== Exercise description ==
Your task is to filter the data below down to the lines holding "matplotlib".
━━━━━━━━━━━━━━━━━━━━
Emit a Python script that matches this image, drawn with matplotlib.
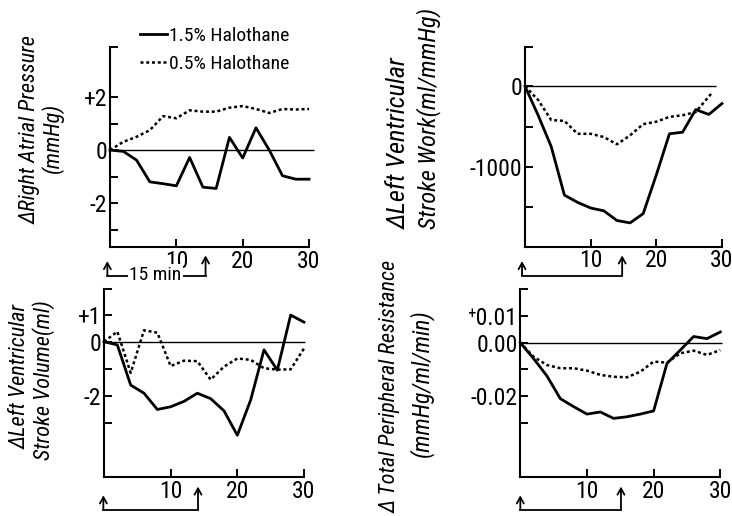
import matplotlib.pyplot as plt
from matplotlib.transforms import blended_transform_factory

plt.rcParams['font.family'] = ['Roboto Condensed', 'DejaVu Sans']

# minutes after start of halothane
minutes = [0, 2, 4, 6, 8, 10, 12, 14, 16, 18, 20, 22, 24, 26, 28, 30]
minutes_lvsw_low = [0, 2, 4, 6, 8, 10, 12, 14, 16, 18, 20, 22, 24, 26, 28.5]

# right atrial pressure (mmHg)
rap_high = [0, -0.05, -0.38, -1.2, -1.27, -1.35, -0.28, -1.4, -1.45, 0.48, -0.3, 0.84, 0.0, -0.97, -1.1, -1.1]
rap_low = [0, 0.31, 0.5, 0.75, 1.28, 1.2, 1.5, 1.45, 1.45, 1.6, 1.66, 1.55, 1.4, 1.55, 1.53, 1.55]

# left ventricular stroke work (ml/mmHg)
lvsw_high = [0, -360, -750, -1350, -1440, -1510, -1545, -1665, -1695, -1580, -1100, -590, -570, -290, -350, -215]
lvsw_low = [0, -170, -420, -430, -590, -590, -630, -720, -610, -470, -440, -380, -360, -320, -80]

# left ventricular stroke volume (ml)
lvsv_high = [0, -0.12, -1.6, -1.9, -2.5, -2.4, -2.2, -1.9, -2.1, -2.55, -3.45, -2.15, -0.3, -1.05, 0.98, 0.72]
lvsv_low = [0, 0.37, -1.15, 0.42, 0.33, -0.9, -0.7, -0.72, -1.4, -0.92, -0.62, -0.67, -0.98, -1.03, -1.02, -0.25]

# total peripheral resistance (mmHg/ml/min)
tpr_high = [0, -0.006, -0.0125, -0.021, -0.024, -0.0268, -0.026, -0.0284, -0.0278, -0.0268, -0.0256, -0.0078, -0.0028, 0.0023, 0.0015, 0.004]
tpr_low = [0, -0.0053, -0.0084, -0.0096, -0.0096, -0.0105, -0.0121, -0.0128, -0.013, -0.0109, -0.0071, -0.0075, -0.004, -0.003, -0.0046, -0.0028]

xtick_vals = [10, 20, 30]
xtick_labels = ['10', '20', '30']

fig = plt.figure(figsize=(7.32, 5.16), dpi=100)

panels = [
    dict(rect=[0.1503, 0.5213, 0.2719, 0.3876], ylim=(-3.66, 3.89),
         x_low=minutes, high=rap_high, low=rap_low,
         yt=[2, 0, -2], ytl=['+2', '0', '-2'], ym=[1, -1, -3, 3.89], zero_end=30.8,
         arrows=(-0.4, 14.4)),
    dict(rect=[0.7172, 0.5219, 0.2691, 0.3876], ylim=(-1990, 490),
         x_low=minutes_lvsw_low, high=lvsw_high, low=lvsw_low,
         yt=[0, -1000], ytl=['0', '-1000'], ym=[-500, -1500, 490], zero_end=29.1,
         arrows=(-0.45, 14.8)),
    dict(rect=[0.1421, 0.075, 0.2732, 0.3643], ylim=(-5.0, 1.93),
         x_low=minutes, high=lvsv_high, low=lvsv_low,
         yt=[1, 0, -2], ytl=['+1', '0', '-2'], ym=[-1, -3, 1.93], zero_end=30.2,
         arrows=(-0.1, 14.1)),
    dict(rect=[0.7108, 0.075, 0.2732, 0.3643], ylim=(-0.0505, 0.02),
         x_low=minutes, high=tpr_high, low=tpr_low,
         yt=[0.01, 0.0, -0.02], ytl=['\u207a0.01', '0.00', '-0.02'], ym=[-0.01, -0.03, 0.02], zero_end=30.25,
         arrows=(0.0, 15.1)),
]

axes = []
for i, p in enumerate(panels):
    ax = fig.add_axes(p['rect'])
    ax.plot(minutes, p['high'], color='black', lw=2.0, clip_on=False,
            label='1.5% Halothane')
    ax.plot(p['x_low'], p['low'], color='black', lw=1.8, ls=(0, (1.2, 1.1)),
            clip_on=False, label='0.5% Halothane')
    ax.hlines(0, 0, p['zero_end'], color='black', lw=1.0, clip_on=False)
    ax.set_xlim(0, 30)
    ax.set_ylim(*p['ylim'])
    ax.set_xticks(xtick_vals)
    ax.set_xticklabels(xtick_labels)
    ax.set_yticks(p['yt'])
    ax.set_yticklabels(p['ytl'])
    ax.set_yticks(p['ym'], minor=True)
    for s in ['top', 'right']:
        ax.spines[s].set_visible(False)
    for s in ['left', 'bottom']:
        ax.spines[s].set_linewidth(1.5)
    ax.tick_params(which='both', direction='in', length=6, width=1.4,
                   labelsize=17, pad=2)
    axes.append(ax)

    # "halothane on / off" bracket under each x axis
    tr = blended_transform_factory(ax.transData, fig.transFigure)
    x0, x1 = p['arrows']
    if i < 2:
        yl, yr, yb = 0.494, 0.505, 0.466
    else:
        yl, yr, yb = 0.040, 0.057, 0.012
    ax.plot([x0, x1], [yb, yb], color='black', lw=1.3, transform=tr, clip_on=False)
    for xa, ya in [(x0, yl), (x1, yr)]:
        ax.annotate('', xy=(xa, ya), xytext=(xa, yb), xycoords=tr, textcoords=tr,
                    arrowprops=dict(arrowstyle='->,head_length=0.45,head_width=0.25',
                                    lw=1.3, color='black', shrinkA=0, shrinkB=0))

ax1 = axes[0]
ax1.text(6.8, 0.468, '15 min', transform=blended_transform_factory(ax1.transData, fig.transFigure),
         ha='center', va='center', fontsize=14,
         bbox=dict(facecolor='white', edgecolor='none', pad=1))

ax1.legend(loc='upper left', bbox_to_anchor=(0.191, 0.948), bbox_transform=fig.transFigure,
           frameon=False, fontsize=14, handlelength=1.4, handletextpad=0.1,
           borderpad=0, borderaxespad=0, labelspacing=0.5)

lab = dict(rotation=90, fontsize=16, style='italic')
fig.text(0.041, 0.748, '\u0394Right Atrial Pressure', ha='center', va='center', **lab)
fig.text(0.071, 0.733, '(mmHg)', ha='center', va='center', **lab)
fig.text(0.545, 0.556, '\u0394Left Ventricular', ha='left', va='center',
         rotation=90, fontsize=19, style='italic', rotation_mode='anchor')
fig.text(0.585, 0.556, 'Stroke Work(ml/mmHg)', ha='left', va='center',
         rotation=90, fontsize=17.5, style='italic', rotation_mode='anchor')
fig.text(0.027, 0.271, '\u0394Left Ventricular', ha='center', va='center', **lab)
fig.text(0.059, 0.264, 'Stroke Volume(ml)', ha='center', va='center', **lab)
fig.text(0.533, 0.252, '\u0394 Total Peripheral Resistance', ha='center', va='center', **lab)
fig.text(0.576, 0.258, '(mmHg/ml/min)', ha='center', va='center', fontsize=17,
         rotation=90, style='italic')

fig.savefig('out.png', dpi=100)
━━━━━━━━━━━━━━━━━━━━
== Answer below ==
Emit a Python script that matches this image, drawn with matplotlib.
import matplotlib.pyplot as plt
from matplotlib.transforms import blended_transform_factory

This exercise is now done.